======== Information supplied ========
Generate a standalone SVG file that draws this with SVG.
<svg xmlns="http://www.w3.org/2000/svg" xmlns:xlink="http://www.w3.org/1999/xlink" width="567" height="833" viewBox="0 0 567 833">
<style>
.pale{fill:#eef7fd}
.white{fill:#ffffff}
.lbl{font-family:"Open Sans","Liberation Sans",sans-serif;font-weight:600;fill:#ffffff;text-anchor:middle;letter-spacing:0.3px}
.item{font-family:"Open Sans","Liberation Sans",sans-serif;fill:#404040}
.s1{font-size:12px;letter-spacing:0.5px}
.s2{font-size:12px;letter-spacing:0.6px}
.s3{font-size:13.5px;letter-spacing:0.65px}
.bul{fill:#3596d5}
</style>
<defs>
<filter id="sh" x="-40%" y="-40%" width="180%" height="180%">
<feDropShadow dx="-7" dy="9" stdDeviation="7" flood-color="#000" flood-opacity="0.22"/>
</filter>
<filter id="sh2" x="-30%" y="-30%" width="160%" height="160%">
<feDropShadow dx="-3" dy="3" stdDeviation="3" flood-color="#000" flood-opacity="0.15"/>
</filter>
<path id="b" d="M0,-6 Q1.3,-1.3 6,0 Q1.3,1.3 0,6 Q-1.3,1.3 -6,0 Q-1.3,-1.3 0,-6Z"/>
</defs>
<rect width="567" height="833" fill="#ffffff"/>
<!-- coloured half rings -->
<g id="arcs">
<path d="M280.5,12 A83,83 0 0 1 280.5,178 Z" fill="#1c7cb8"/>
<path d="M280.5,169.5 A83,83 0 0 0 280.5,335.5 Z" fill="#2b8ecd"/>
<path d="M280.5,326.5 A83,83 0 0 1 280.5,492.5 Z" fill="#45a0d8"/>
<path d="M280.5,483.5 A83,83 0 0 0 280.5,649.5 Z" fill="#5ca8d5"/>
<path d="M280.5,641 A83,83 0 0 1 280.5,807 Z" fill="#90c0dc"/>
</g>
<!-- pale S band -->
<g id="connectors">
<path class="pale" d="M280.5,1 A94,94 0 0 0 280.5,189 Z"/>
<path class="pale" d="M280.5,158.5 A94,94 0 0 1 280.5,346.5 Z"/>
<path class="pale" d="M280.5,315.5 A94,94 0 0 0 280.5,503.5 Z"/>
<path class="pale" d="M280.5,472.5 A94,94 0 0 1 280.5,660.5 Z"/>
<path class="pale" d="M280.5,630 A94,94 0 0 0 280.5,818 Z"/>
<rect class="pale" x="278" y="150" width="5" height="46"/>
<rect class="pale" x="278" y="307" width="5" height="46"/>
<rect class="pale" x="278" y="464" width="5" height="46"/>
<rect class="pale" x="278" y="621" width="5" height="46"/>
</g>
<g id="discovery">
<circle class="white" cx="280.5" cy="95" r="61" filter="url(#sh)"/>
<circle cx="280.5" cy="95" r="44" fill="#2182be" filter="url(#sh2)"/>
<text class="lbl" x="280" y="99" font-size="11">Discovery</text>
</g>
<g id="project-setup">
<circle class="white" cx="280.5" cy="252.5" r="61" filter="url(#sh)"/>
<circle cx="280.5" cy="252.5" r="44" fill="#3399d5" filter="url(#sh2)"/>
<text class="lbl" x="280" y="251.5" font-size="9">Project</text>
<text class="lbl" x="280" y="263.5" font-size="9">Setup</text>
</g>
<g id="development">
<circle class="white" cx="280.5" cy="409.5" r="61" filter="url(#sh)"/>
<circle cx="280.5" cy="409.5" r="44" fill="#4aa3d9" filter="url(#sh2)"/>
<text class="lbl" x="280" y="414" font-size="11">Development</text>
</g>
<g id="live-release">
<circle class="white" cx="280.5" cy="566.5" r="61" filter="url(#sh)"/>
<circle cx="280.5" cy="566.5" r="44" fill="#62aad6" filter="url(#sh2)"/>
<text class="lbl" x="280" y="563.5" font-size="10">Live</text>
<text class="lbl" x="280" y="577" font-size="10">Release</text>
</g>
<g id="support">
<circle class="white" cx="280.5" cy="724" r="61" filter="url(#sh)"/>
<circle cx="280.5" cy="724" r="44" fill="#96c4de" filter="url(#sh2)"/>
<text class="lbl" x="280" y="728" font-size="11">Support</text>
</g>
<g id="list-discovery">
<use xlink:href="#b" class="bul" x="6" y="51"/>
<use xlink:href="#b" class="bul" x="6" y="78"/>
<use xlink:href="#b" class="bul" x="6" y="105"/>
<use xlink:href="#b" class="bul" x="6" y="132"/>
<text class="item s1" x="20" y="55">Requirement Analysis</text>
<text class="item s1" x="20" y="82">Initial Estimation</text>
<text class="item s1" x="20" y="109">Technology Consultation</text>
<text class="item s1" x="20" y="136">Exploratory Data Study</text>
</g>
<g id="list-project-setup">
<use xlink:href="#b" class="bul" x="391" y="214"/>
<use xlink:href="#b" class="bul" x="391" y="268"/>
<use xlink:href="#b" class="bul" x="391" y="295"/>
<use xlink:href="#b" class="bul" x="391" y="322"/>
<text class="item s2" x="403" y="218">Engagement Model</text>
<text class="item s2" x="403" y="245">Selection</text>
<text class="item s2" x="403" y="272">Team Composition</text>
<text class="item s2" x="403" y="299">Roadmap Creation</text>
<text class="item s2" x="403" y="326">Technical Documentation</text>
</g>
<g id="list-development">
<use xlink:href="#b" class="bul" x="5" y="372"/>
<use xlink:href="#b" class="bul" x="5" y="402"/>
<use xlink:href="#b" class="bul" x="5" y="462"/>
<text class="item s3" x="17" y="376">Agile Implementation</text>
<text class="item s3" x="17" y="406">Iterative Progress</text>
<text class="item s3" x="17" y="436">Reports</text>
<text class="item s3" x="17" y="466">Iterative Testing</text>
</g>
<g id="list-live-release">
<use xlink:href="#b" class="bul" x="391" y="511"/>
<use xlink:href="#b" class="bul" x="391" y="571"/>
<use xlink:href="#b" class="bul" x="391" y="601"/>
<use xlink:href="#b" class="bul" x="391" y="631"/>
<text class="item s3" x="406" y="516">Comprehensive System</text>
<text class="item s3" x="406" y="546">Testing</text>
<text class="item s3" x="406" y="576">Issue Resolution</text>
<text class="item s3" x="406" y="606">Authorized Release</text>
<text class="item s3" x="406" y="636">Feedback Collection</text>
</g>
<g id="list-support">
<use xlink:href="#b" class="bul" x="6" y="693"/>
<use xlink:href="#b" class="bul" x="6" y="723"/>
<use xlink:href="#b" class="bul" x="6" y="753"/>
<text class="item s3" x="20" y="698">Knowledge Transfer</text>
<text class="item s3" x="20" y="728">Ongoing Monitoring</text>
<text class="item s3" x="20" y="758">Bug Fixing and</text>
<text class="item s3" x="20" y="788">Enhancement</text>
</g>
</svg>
========
_What is asked_
Copy the material above verbatim.

_Solved exercise_
Generate a standalone SVG file that draws this with SVG.
<svg xmlns="http://www.w3.org/2000/svg" xmlns:xlink="http://www.w3.org/1999/xlink" width="567" height="833" viewBox="0 0 567 833">
<style>
.pale{fill:#eef7fd}
.white{fill:#ffffff}
.lbl{font-family:"Open Sans","Liberation Sans",sans-serif;font-weight:600;fill:#ffffff;text-anchor:middle;letter-spacing:0.3px}
.item{font-family:"Open Sans","Liberation Sans",sans-serif;fill:#404040}
.s1{font-size:12px;letter-spacing:0.5px}
.s2{font-size:12px;letter-spacing:0.6px}
.s3{font-size:13.5px;letter-spacing:0.65px}
.bul{fill:#3596d5}
</style>
<defs>
<filter id="sh" x="-40%" y="-40%" width="180%" height="180%">
<feDropShadow dx="-7" dy="9" stdDeviation="7" flood-color="#000" flood-opacity="0.22"/>
</filter>
<filter id="sh2" x="-30%" y="-30%" width="160%" height="160%">
<feDropShadow dx="-3" dy="3" stdDeviation="3" flood-color="#000" flood-opacity="0.15"/>
</filter>
<path id="b" d="M0,-6 Q1.3,-1.3 6,0 Q1.3,1.3 0,6 Q-1.3,1.3 -6,0 Q-1.3,-1.3 0,-6Z"/>
</defs>
<rect width="567" height="833" fill="#ffffff"/>
<!-- coloured half rings -->
<g id="arcs">
<path d="M280.5,12 A83,83 0 0 1 280.5,178 Z" fill="#1c7cb8"/>
<path d="M280.5,169.5 A83,83 0 0 0 280.5,335.5 Z" fill="#2b8ecd"/>
<path d="M280.5,326.5 A83,83 0 0 1 280.5,492.5 Z" fill="#45a0d8"/>
<path d="M280.5,483.5 A83,83 0 0 0 280.5,649.5 Z" fill="#5ca8d5"/>
<path d="M280.5,641 A83,83 0 0 1 280.5,807 Z" fill="#90c0dc"/>
</g>
<!-- pale S band -->
<g id="connectors">
<path class="pale" d="M280.5,1 A94,94 0 0 0 280.5,189 Z"/>
<path class="pale" d="M280.5,158.5 A94,94 0 0 1 280.5,346.5 Z"/>
<path class="pale" d="M280.5,315.5 A94,94 0 0 0 280.5,503.5 Z"/>
<path class="pale" d="M280.5,472.5 A94,94 0 0 1 280.5,660.5 Z"/>
<path class="pale" d="M280.5,630 A94,94 0 0 0 280.5,818 Z"/>
<rect class="pale" x="278" y="150" width="5" height="46"/>
<rect class="pale" x="278" y="307" width="5" height="46"/>
<rect class="pale" x="278" y="464" width="5" height="46"/>
<rect class="pale" x="278" y="621" width="5" height="46"/>
</g>
<g id="discovery">
<circle class="white" cx="280.5" cy="95" r="61" filter="url(#sh)"/>
<circle cx="280.5" cy="95" r="44" fill="#2182be" filter="url(#sh2)"/>
<text class="lbl" x="280" y="99" font-size="11">Discovery</text>
</g>
<g id="project-setup">
<circle class="white" cx="280.5" cy="252.5" r="61" filter="url(#sh)"/>
<circle cx="280.5" cy="252.5" r="44" fill="#3399d5" filter="url(#sh2)"/>
<text class="lbl" x="280" y="251.5" font-size="9">Project</text>
<text class="lbl" x="280" y="263.5" font-size="9">Setup</text>
</g>
<g id="development">
<circle class="white" cx="280.5" cy="409.5" r="61" filter="url(#sh)"/>
<circle cx="280.5" cy="409.5" r="44" fill="#4aa3d9" filter="url(#sh2)"/>
<text class="lbl" x="280" y="414" font-size="11">Development</text>
</g>
<g id="live-release">
<circle class="white" cx="280.5" cy="566.5" r="61" filter="url(#sh)"/>
<circle cx="280.5" cy="566.5" r="44" fill="#62aad6" filter="url(#sh2)"/>
<text class="lbl" x="280" y="563.5" font-size="10">Live</text>
<text class="lbl" x="280" y="577" font-size="10">Release</text>
</g>
<g id="support">
<circle class="white" cx="280.5" cy="724" r="61" filter="url(#sh)"/>
<circle cx="280.5" cy="724" r="44" fill="#96c4de" filter="url(#sh2)"/>
<text class="lbl" x="280" y="728" font-size="11">Support</text>
</g>
<g id="list-discovery">
<use xlink:href="#b" class="bul" x="6" y="51"/>
<use xlink:href="#b" class="bul" x="6" y="78"/>
<use xlink:href="#b" class="bul" x="6" y="105"/>
<use xlink:href="#b" class="bul" x="6" y="132"/>
<text class="item s1" x="20" y="55">Requirement Analysis</text>
<text class="item s1" x="20" y="82">Initial Estimation</text>
<text class="item s1" x="20" y="109">Technology Consultation</text>
<text class="item s1" x="20" y="136">Exploratory Data Study</text>
</g>
<g id="list-project-setup">
<use xlink:href="#b" class="bul" x="391" y="214"/>
<use xlink:href="#b" class="bul" x="391" y="268"/>
<use xlink:href="#b" class="bul" x="391" y="295"/>
<use xlink:href="#b" class="bul" x="391" y="322"/>
<text class="item s2" x="403" y="218">Engagement Model</text>
<text class="item s2" x="403" y="245">Selection</text>
<text class="item s2" x="403" y="272">Team Composition</text>
<text class="item s2" x="403" y="299">Roadmap Creation</text>
<text class="item s2" x="403" y="326">Technical Documentation</text>
</g>
<g id="list-development">
<use xlink:href="#b" class="bul" x="5" y="372"/>
<use xlink:href="#b" class="bul" x="5" y="402"/>
<use xlink:href="#b" class="bul" x="5" y="462"/>
<text class="item s3" x="17" y="376">Agile Implementation</text>
<text class="item s3" x="17" y="406">Iterative Progress</text>
<text class="item s3" x="17" y="436">Reports</text>
<text class="item s3" x="17" y="466">Iterative Testing</text>
</g>
<g id="list-live-release">
<use xlink:href="#b" class="bul" x="391" y="511"/>
<use xlink:href="#b" class="bul" x="391" y="571"/>
<use xlink:href="#b" class="bul" x="391" y="601"/>
<use xlink:href="#b" class="bul" x="391" y="631"/>
<text class="item s3" x="406" y="516">Comprehensive System</text>
<text class="item s3" x="406" y="546">Testing</text>
<text class="item s3" x="406" y="576">Issue Resolution</text>
<text class="item s3" x="406" y="606">Authorized Release</text>
<text class="item s3" x="406" y="636">Feedback Collection</text>
</g>
<g id="list-support">
<use xlink:href="#b" class="bul" x="6" y="693"/>
<use xlink:href="#b" class="bul" x="6" y="723"/>
<use xlink:href="#b" class="bul" x="6" y="753"/>
<text class="item s3" x="20" y="698">Knowledge Transfer</text>
<text class="item s3" x="20" y="728">Ongoing Monitoring</text>
<text class="item s3" x="20" y="758">Bug Fixing and</text>
<text class="item s3" x="20" y="788">Enhancement</text>
</g>
</svg>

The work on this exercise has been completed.